Au cinéma aussi, il arrive que le diable porte pierre. Depuis le mois d’août, des affiches annoncent la sortie d’Indigènes (*). Bien qu’il eût été financé à 90 % par la France, le film – œuvre du franco-algérien Rachid Bouchareb – représentait l’Algérie au Festival de Cannes. Le scénario raconte l’épopée d’Algériens engagés dans l’armée française en 1943, groupe dont la geste se poursuit jusqu’à la libération de l’Alsace en 1945. Si le film se veut un hommage aux Maghrébins et aux Africains qui ont contribué à la victoire contre l’Allemagne nazie, il s’agit d’un hommage selon l’air du temps : anticolonialiste, antiraciste et antifasciste. Lors du tournage, Jamel Debbouze avait donné le ton : « C’est l’histoire de tirailleurs nord-africains qui se sont battus pour la mère patrie, mais qui, le jour de la victoire, en 1945, n’ont pas eu le droit de défiler sur les Champs-Elysées car ils étaient noirs ou arabes. »

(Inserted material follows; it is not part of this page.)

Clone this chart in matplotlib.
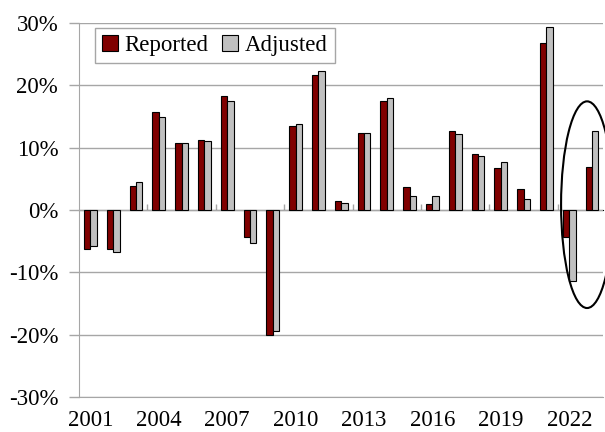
import numpy as np
import matplotlib
matplotlib.use("Agg")
import matplotlib.pyplot as plt
from matplotlib.patches import Ellipse

years = list(range(2001, 2024))
reported = [-6.3, -6.2, 3.8, 15.7, 10.7, 11.2, 18.3, -4.3, -20.1, 13.4, 21.6, 1.4,
            12.4, 17.4, 3.7, 1.0, 12.6, 8.9, 6.7, 3.3, 26.8, -4.4, 6.9]
adjusted = [-5.7, -6.7, 4.5, 14.9, 10.8, 11.1, 17.4, -5.3, -19.3, 13.8, 22.3, 1.2,
            12.4, 17.9, 2.2, 2.3, 12.2, 8.7, 7.7, 1.8, 29.3, -11.3, 12.7]
label_years = years[::3]
y_ticks = [-30, -20, -10, 0, 10, 20, 30]

plt.rcParams["font.family"] = ["Liberation Serif", "DejaVu Serif"]
plt.rcParams["font.size"] = 16.5

grid_c = "#a6a6a6"

fig = plt.figure(figsize=(6.05, 4.32), dpi=100)
ax = fig.add_axes([0.1306, 0.0803, 0.8669, 0.8672])

x = np.arange(len(years))
w = 0.28
ax.bar(x - w / 2, reported, width=w, color="#800000", edgecolor="black",
       linewidth=0.8, label="Reported", zorder=3)
ax.bar(x + w / 2, adjusted, width=w, color="#c0c0c0", edgecolor="black",
       linewidth=0.8, label="Adjusted", zorder=3)

ax.set_xlim(-0.5, len(years) - 0.5)
ax.set_ylim(-30, 30)
ax.set_yticks(y_ticks)
ax.set_yticklabels([f"{v}%" for v in y_ticks])
ax.yaxis.grid(True, color=grid_c, linewidth=1)
ax.set_axisbelow(True)
ax.tick_params(axis="y", length=7, color=grid_c, width=1, pad=8)

ax.set_xticks([years.index(y) for y in label_years])
ax.set_xticklabels([str(y) for y in label_years])
ax.tick_params(axis="x", length=0, pad=9)

for s in ["top", "right"]:
    ax.spines[s].set_visible(False)
ax.spines["left"].set_color(grid_c)
ax.spines["bottom"].set_color(grid_c)

# zero line with tick marks between groups of three years
sec = ax.secondary_xaxis(0.5)
sec.set_xticks(np.arange(2.5, len(years) - 1, 3))
sec.set_xticklabels([])
sec.tick_params(length=4, color=grid_c, width=1)
sec.spines["bottom"].set_color(grid_c)

ax.legend(loc="upper left", bbox_to_anchor=(0.03, 0.985), borderaxespad=0,
          ncol=2, handlelength=0.7, handleheight=0.7, handletextpad=0.3,
          columnspacing=0.6, fancybox=False, edgecolor=grid_c, framealpha=1,
          borderpad=0.3)

ell = Ellipse((21.78, 0.85), width=2.28, height=33.1, fill=False,
              edgecolor="black", linewidth=1.5, clip_on=False, zorder=4)
ax.add_patch(ell)

fig.savefig("out.png", dpi=100)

C’est ici que l’affaire se pimente. Deux historiens viennent de publier un album consacré aux troupes coloniales (**). Les documents font ressortir la considération dont jouissaient ces régiments après la Libération de la France ; on y voit notamment des tirailleurs sénégalais défiler sur les Champs-Elysées le 18 juin 1945… A Cannes, le film a obtenu le prix d’interprétation masculine. Ce qui nous a valu cette scène d’anthologie : les acteurs entonnant fièrement, devant le parterre très gauche caviar du Palais des Festivals, le Chant des Africains. Savaient-ils, les inconscients, que ce fut l’hymne de l’Algérie française ? L’affiche du film montre un soldat brandissant un drapeau. Aucun doute, il n’est ni vert, ni black-blanc-beur : il est tricolore.
Chassez l’Histoire, elle revient au galop. Tant pis pour les idéologues.
Jean Sévillia
* Au cinéma le 27 septembre.
** Eric Deroo et Antoine Champeaux, La Force noire, Tallandier.